When a white supremacist murders blacks or Jews, no one doubts that his murders are driven by his hateful, bigoted ideology. When homophobes attack a gay youth, we rightly label this a hate crime.
But when a man filled to overflowing with hatred of women acts upon this hatred and launches a killing spree targeting women, many people find it hard to accept that his violence has anything to do with his misogyny. They’re quick to blame it on practically anything else they can think of – guns, video games, mental illness – though none of these things in themselves would explain why a killer would target women.
In the case of Elliot Rodger, who set out on Friday night aiming, as he put it in a chilling video, to “slaughter every single spoiled, stuck-up, blonde slut” in a popular sorority house at the University of California, Santa Barbara, some Men’s Rights activists and other manospherians are doing their best to convince the world that misogyny had nothing to do with it.
On A Voice for Men, for example, Janet Bloomfield (who goes by the name JudgyBitch), notes that Rodger killed more men than women…
So nothing to see here move on people everything is normal shut up shut up shut up.
On Twitter, meanwhile, cultural commenter Cathy Young, long sympathetic to Men’s Righsters, seems to think that Rodger’s rampage was entirely due to “mental illness” and argues that connecting Rodger’s rampage to a wider culture of misogyny is a form of “anti-male hate speech.”

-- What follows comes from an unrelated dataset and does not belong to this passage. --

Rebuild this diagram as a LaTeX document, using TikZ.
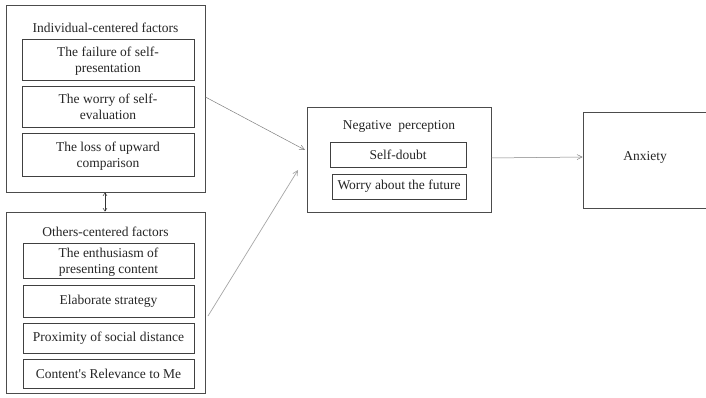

It’s funny because I’ve seen other feminism-haters RTing both Bloomfield and Young. Not the most thoughtful sources in the world…
quixote says
The reaction is truly bizarre. Guy says he hates women, goes off with the stated intention of killing women, but couldn’t have possibly killed women because he hated them. Say what? The denialism involved is so huge I’m beginning to think it must be like standing near the bottom of a vast mountain. It’s never possible to see the mountain from that vantage point.
It’s also all the evidence needed to show which bigotry people still deeply depend on.
Brony says
It’s becoming pretty obvious that any man-hating he was doing was predicated on his women hatred. Now continues the work of learning where he learned to see women the way that he did, and why he was able to remain firmly entrenched in a view that all women were X (deserving to be punished, horrible people with “fill in your favorite” example, etc…).
This black and white view of all women was not reflected in a similarly black and white view of men. We are allowed to try to find out why.
A. Noyd says
As I commented over on WHtM: I wonder how many of these MRA sorts denying Rodger’s misogyny have called or would call Valerie Solanas a misandrist.
leni says
I wonder what they would say if a woman wrote that she wanted to put men in concentration camps and watch them starve, and then went on a murder spree in which males and their supposed sympathizers (as conveniently characterized by the person doing the killing), along with anyone who got in her way, were the victims.
I wonder what they would have to say about that.
johnthedrunkard says
Well, golly, Hitler killed more Goys than Jews din’ he? So, what Antisemitism?